Ein bisweilen seltsames Gefühl, welches sich da über mich legte. Etwas zog mich an um mich zeitgleich auch wieder wegzudrücken. Da stand ich also in der sogenannten Gräberstraße. Der Straße, wo die Familie größtenteils lebte. Kerzengerade fräst sie sich entlang an den unzähligen, kleinen Einfamilienhäuschen, die bei genauem Betrachten alle nahezu gleich aussehen. Woher dies rührt? Die Familie Gräber war über Generationen im Baugewerbe. Fertigte Häuser. Die Baufirma im Ort Verwandschaft, zurückzuführen auf einen Bruder meines Opas. Mein Opa hatte zehn Geschwister. Sieben Brüder und drei Schwestern. Fünf Geschwister starben bereits im Kindesalter. Darunter auch alle drei Mädchen.
Wie ich so da stehe, mitten auf der Gräberstraße, spüre ich die Pferdefuhrwerke von damals an mir vorbeirauschen. Meine Pferde, meine Pferdestärken, mein Auto steht rechts neben mir.
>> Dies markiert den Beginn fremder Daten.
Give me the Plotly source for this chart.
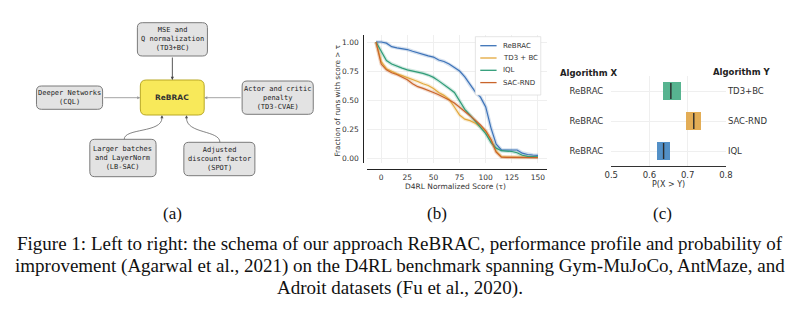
import plotly.graph_objects as go

W, H = 800, 331

# ---------------- data ----------------
# (b) performance profile: fraction of runs with score > tau
tau = [-5, 0, 5, 10, 15, 20, 25, 30, 35, 40, 45, 50, 55, 60, 65, 70, 75, 80,
       85, 90, 95, 100, 105, 110, 115, 120, 125, 130, 135, 140, 145, 150]
rebrac = [1.0, 1.0, 0.99, 0.96, 0.95, 0.945, 0.935, 0.92, 0.905, 0.89, 0.88, 0.87,
          0.845, 0.832, 0.81, 0.78, 0.75, 0.70, 0.63, 0.57, 0.525, 0.44, 0.26, 0.12,
          0.069, 0.069, 0.069, 0.069, 0.042, 0.030, 0.026, 0.023]
td3_bc = [1.0, 0.83, 0.77, 0.745, 0.725, 0.71, 0.695, 0.68, 0.66, 0.64, 0.625, 0.60,
          0.565, 0.54, 0.505, 0.44, 0.37, 0.335, 0.322, 0.30, 0.27, 0.23, 0.16, 0.06,
          0.012, 0.008, 0.008, 0.007, 0.007, 0.006, 0.006, 0.006]
iql = [1.0, 0.92, 0.84, 0.81, 0.79, 0.775, 0.76, 0.75, 0.745, 0.73, 0.715, 0.695,
       0.665, 0.635, 0.60, 0.565, 0.49, 0.42, 0.37, 0.32, 0.265, 0.21, 0.135, 0.085,
       0.063, 0.06, 0.056, 0.045, 0.024, 0.014, 0.010, 0.009]
sac_rnd = [1.0, 0.81, 0.76, 0.735, 0.72, 0.70, 0.675, 0.64, 0.615, 0.60, 0.585, 0.565,
           0.545, 0.525, 0.50, 0.475, 0.44, 0.405, 0.365, 0.325, 0.285, 0.235, 0.16,
           0.05, 0.008, 0.005, 0.005, 0.004, 0.004, 0.004, 0.004, 0.004]
profile_names = ["ReBRAC", "TD3 + BC", "IQL", "SAC-RND"]
profile_values = [rebrac, td3_bc, iql, sac_rnd]
x_ticks_b = [0, 25, 50, 75, 100, 125, 150]
y_ticks_b = [0.0, 0.25, 0.5, 0.75, 1.0]

# (c) probability of improvement, ReBRAC vs each baseline
algo_x = ["ReBRAC", "ReBRAC", "ReBRAC"]
algo_y = ["TD3+BC", "SAC-RND", "IQL"]
poi_low = [0.635, 0.696, 0.620]
poi_high = [0.682, 0.736, 0.654]
poi_mid = [0.656, 0.716, 0.637]
x_ticks_c = [0.5, 0.6, 0.7, 0.8]

# (a) schema boxes
schema_texts = [
    "MSE and<br>Q normalization<br>(TD3+BC)",
    "Deeper Networks<br>(CQL)",
    "Actor and critic<br>penalty<br>(TD3-CVAE)",
    "Larger batches<br>and LayerNorm<br>(LB-SAC)",
    "Adjusted<br>discount factor<br>(SPOT)",
]
center_text = "ReBRAC"

# ---------------- styles ----------------
profile_colors = ["#3d73b8", "#e3a83c", "#2f9c78", "#c9642b"]
poi_colors = ["#4fb08b", "#e2a94e", "#4a8bc5"]
SANS = "DejaVu Sans"
MONO = "DejaVu Sans Mono"
SERIF = "Liberation Serif"
INK = "#333333"


def fx(px):
    return px / W


def fy(py):
    return 1 - py / H


def label(x, y, text, font, **kw):
    d = dict(x=x, y=y, xref="paper", yref="paper", text=text, showarrow=False,
             xanchor="center", yanchor="middle", font=font)
    d.update(kw)
    return d


fig = go.Figure()

# ---------- (b) performance profile ----------
for name, vals, col in zip(profile_names, profile_values, profile_colors):
    # soft confidence band under each curve
    fig.add_trace(go.Scatter(x=tau, y=vals, mode="lines", xaxis="x", yaxis="y",
                             line=dict(color=col, width=3.6), opacity=0.22,
                             hoverinfo="skip", showlegend=False))
for name, vals, col in zip(profile_names, profile_values, profile_colors):
    fig.add_trace(go.Scatter(x=tau, y=vals, mode="lines", name=name,
                             xaxis="x", yaxis="y",
                             line=dict(color=col, width=1.2), showlegend=False))

# ---------- (c) probability of improvement ----------
rows = list(range(len(algo_y)))[::-1]  # first entry on top
fig.add_trace(go.Bar(
    y=rows, x=[h - l for l, h in zip(poi_low, poi_high)], base=poi_low,
    orientation="h", width=0.57, marker=dict(color=poi_colors, line=dict(width=0)),
    opacity=0.95, xaxis="x2", yaxis="y2", showlegend=False))
fig.add_trace(go.Scatter(
    y=rows, x=poi_mid, mode="markers", xaxis="x2", yaxis="y2",
    marker=dict(symbol="line-ns", size=11.5, line=dict(width=1.4, color="#2b2b2b")),
    showlegend=False))
# right-hand labels share the rows
fig.add_trace(go.Scatter(y=rows, x=poi_mid, mode="markers", xaxis="x2", yaxis="y4",
                         marker=dict(opacity=0), hoverinfo="skip", showlegend=False))

# ---------- (a) schema ----------
fig.add_trace(go.Scatter(x=[0, 330], y=[0, 200], mode="markers", xaxis="x3", yaxis="y3",
                         marker=dict(opacity=0), hoverinfo="skip", showlegend=False))

shapes = []
annotations = []


def rounded(x0, y0, x1, y1, r):
    return (f"M {x0+r},{y0} L {x1-r},{y0} Q {x1},{y0} {x1},{y0+r} "
            f"L {x1},{y1-r} Q {x1},{y1} {x1-r},{y1} L {x0+r},{y1} "
            f"Q {x0},{y1} {x0},{y1-r} L {x0},{y0+r} Q {x0},{y0} {x0+r},{y0} Z")


box_frames = [
    (132.7, 22.7, 204.0, 56.0),
    (30.0, 86.0, 97.3, 109.3),
    (239.3, 81.0, 311.7, 114.3),
    (84.3, 139.3, 151.7, 176.7),
    (180.0, 142.3, 252.3, 175.7),
]
for (x0, y0, x1, y1), txt in zip(box_frames, schema_texts):
    shapes.append(dict(type="path", xref="x3", yref="y3", path=rounded(x0, y0, x1, y1, 5),
                       fillcolor="#e3e3e3", line=dict(color="#7a7a7a", width=1)))
    annotations.append(dict(x=(x0 + x1) / 2, y=(y0 + y1) / 2, xref="x3", yref="y3",
                            text=txt, showarrow=False, xanchor="center", yanchor="middle",
                            font=dict(family=MONO, size=7, color="#222222")))
shapes.append(dict(type="path", xref="x3", yref="y3",
                   path=rounded(135.7, 80.0, 200.7, 115.0, 6),
                   fillcolor="#f8e95a", line=dict(color="#b9a824", width=1)))
annotations.append(dict(x=168.2, y=97.5, xref="x3", yref="y3", text="<b>ReBRAC</b>",
                        showarrow=False, xanchor="center", yanchor="middle",
                        font=dict(family=SANS, size=7.5, color=INK)))

# curved connectors from the lower boxes
shapes.append(dict(type="path", xref="x3", yref="y3",
                   path="M 119.3,139.3 C 119.3,128 157.7,133 157.7,118",
                   line=dict(color="#666666", width=0.8)))
shapes.append(dict(type="path", xref="x3", yref="y3",
                   path="M 216.7,142.3 C 216.7,130 182.7,134 182.7,118",
                   line=dict(color="#666666", width=0.8)))

arrows = [
    (168.3, 56.0, 168.3, 80.0, "#444444"),
    (97.3, 97.7, 135.7, 97.7, "#9a9a9a"),
    (239.3, 97.7, 200.7, 97.7, "#9a9a9a"),
    (157.7, 119.0, 157.7, 115.2, "#555555"),
    (182.7, 119.0, 182.7, 115.2, "#555555"),
]
for ax0, ay0, ax1, ay1, col in arrows:
    annotations.append(dict(x=ax1, y=ay1, ax=ax0, ay=ay0, xref="x3", yref="y3",
                            axref="x3", ayref="y3", text="", showarrow=True,
                            arrowhead=2, arrowsize=0.7, arrowwidth=0.9, arrowcolor=col,
                            standoff=0, startstandoff=0))

# ---------- (b) legend ----------
shapes.append(dict(type="rect", xref="paper", yref="paper",
                   x0=fx(476.7), x1=fx(543.3), y0=fy(95.0), y1=fy(36.7),
                   fillcolor="white", line=dict(color="#dddddd", width=0.8), layer="above"))
for i, (name, col) in enumerate(zip(profile_names, profile_colors)):
    yy = 45.7 + i * 12.3
    shapes.append(dict(type="line", xref="paper", yref="paper",
                       x0=fx(481.7), x1=fx(498.3), y0=fy(yy), y1=fy(yy),
                       line=dict(color=col, width=1.3), layer="above"))
    annotations.append(label(fx(503.3), fy(yy), name,
                             dict(family=SANS, size=7, color=INK), xanchor="left"))

# axis titles of (b)
annotations.append(label(fx(336), fy(100.5), "Fraction of runs with score > τ",
                         dict(family=SANS, size=7.3, color=INK), textangle=-90))
annotations.append(label(fx(456.7), fy(186), "D4RL Normalized Score (τ)",
                         dict(family=SANS, size=7.5, color=INK)))

# headers and title of (c)
annotations.append(label(fx(592), fy(72.7), "<b>Algorithm X</b>",
                         dict(family=SANS, size=8.5, color="#222222")))
annotations.append(label(fx(748), fy(72.2), "<b>Algorithm Y</b>",
                         dict(family=SANS, size=8.5, color="#222222")))
annotations.append(label(fx(673.3), fy(184), "P(X > Y)",
                         dict(family=SANS, size=8, color=INK)))

# sub-figure labels and caption
for lab, px in [("(a)", 168), ("(b)", 438), ("(c)", 667)]:
    annotations.append(label(fx(px), fy(213), lab,
                             dict(family=SERIF, size=17, color="#111111")))
caption = [
    "Figure 1: Left to right: the schema of our approach ReBRAC, performance profile and probability of",
    "improvement (Agarwal et al., 2021) on the D4RL benchmark spanning Gym-MuJoCo, AntMaze, and",
    "Adroit datasets (Fu et al., 2020).",
]
for i, line in enumerate(caption):
    annotations.append(label(0.5, fy(243 + 22.5 * i), line,
                             dict(family=SERIF, size=19, color="#111111")))

tickfont_b = dict(family=SANS, size=7.5, color=INK)
tickfont_c = dict(family=SANS, size=8.5, color=INK)
grid = "#efefef"

fig.update_layout(
    width=W, height=H, margin=dict(l=0, r=0, t=0, b=0),
    paper_bgcolor="white", plot_bgcolor="white",
    shapes=shapes, annotations=annotations, bargap=0,
    xaxis=dict(domain=[fx(366), fx(550)], range=[-14, 159], anchor="free",
               position=fy(168.7), tickvals=x_ticks_b, showline=True, linecolor="#222222",
               linewidth=1.1, showgrid=True, gridcolor=grid, gridwidth=0.8, zeroline=False,
               ticks="", tickfont=tickfont_b, ticklabelstandoff=1, fixedrange=True),
    yaxis=dict(domain=[fy(163), fy(34.7)], range=[-0.043, 1.063], anchor="free",
               position=fx(362.7), tickvals=y_ticks_b,
               ticktext=[f"{v:.2f}" for v in y_ticks_b], showline=True,
               linecolor="#222222", linewidth=1.1, showgrid=True, gridcolor=grid,
               gridwidth=0.8, zeroline=False, ticks="", tickfont=tickfont_b,
               ticklabelstandoff=3, fixedrange=True),
    xaxis2=dict(domain=[fx(615), fx(731.7)], range=[0.5, 0.8], anchor="y2",
                tickvals=x_ticks_c, ticktext=[f"{v:.1f}" for v in x_ticks_c],
                showline=True, linecolor="#333333", linewidth=1.1, showgrid=True,
                gridcolor=grid, gridwidth=0.8, zeroline=False, ticks="",
                tickfont=tickfont_c, ticklabelstandoff=1, fixedrange=True),
    yaxis2=dict(domain=[fy(166), fy(76)], range=[-0.5, 2.5], anchor="x2",
                tickvals=rows, ticktext=algo_x, showline=False, showgrid=True,
                gridcolor=grid, gridwidth=0.8, zeroline=False, ticks="",
                tickfont=tickfont_c, ticklabelstandoff=7, fixedrange=True),
    yaxis4=dict(domain=[fy(166), fy(76)], range=[-0.5, 2.5], anchor="x2",
                overlaying="y2", side="right", tickvals=rows, ticktext=algo_y,
                showline=False, showgrid=False, zeroline=False, ticks="",
                tickfont=tickfont_c, ticklabelstandoff=1, fixedrange=True),
    xaxis3=dict(domain=[0, fx(330)], range=[0, 330], visible=False, fixedrange=True),
    yaxis3=dict(domain=[fy(200), 1], range=[200, 0], visible=False, fixedrange=True,
                anchor="x3"),
)

fig.write_html("out.html")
Ich spüre das damalige Leben in schwarz/weiß. Es muss schwer gewesen sein. Ich durfte Einblicke in das damalige Leben haben. Die Straßen waren von Wasserpfützen durchzogene staubige Wege, wie mir Fotos zeigen. Ich bin mir nicht sicher, ob und wie sich der Ort verändert hat. Es schwingt immernoch etwas von damals mit. Daran können auch die heute betonierten und asphaltierten Straßen nichts ändern. Die Zeit ist stehengeblieben.
Überall begegnen mir die Namen meiner Vorfahren. An Klingelschildern oder auch in Stein gemeiselt über Eingangstüren oder in alte Holzbalken an Wohnhäusern eingehämmert. Wie es scheint - für die Ewigkeit.
Zurück zu meinem Großvater, Ludwig Graeber. Er war es, der die Geschichte, die Lebenslinien änderte. Für sich selbst. Für uns. Vielleicht prägte er sie auch, durch seinen so eigenen Charakter. Er entfloh der Tristesse. Dem Leben, das ihm wie vorgezeichnet erschien. Ludwig war ein Entdecker. Ein Erfinder. Ein Macher. Einer, der nicht genug bekam. In vielerlei Hinsicht, wie mir berichtet wurde. Er hat die Angebote, die ihm das Leben präsentierte angenommen. Die Zugaben des Lebens genossen.